I'm sorry for your loss. I know you tried.

You might tell your husband that in many ways rats are like squirrels, but rats are legal to own, easier to get, and come in more colors. I also found them to be cleaner and easier to handle than hamsters, but that is just my experience.


----------



## newratmommy (Sep 11, 2015)

I'll certainly try . I just joked with him about making a trip to the pet store to get a pet rat - he shot that idea down very quickly. For the record, I'd never get a pet from a pet store... I've been involved in the cat/dog rescue world for too long that I know pet stores generally aren't the folks you want to be supporting. Should I decide to get one eventually, I'd definitely go through a reputable rescue instead of a pet store.


----------



## Rat Daddy (Sep 25, 2011)

Female rats sometimes have more pups than they can nurse. So they kick the extras out of the nest. Usually they choose the smallest, weakest or defective pups. And it's these pups we humans most often find and rescue. Sometimes, the pup just wasn't viable, so despite doing everything right you lose them...

I'm sorry for your loss.

As to getting rats as pets, for the most part they are a lot like very small dogs.

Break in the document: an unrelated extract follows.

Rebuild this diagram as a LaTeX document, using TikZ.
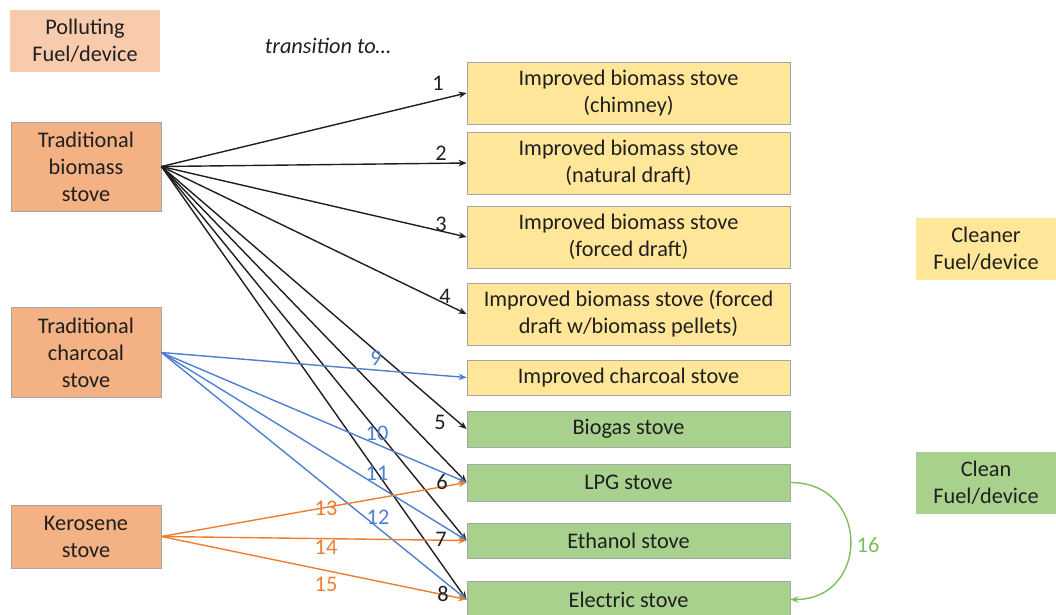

If your hubby likes dogs, he'll like rats.


----------



## newratmommy (Sep 11, 2015)

My hubby said the same thing about the baby possibly already having something wrong with it and maybe that's why it was abandoned to begin with. A rat for a pet is definitely in the back of my mind now and it never was before. He does like dogs. We currently have an incredible Lab mix that I adopted 10 years ago. Our Lab is now 13, has been diagnosed with cancer twice, and for the last few weeks we've been on edge expecting that we'll have to put him to sleep any day now because he has episodes where he starts staggering and can barely breathe... but he always surprises us and bounces right back within a day or two - right before we think we're ready to call the vet to make a final decision to end his suffering. We had a tumor surgically removed a year ago and his recovery was quite difficult. So, when more malignant tumors popped up 6 months later, we decided not to do any extra surgeries or extensive diagnostics (like more ultrasounds) with our Lab due to his age and his extreme anxiety of the vet's office, so we're not sure what's going on with him and have been giving him medication and supplements solely based on symptoms. I'm going to be a sloppy, sad mess of a woman when my Lab passes away. He's been my sweet shadow and trusty side-kick for the last 10 years. Anyway, maybe once we have an "empty nest" (which hopefully will be far in the future) I'll approach the pet rat thing with my husband again. We also have a 3 year old, so I'm sure she'll start asking for a small pet and that will likely be my chance  Sometimes I have to plant little "idea seeds" in my husband's head and let them take root before he's okay with making a big change ;-)


----------



## raindear (Mar 3, 2015)

Knowing what I know now, I would definitely recommend a rat over a hamster or a gerbil as a first pet for a child. I wish someone had discussed rats with me when I was getting hamsters and gerbils for my son.


----------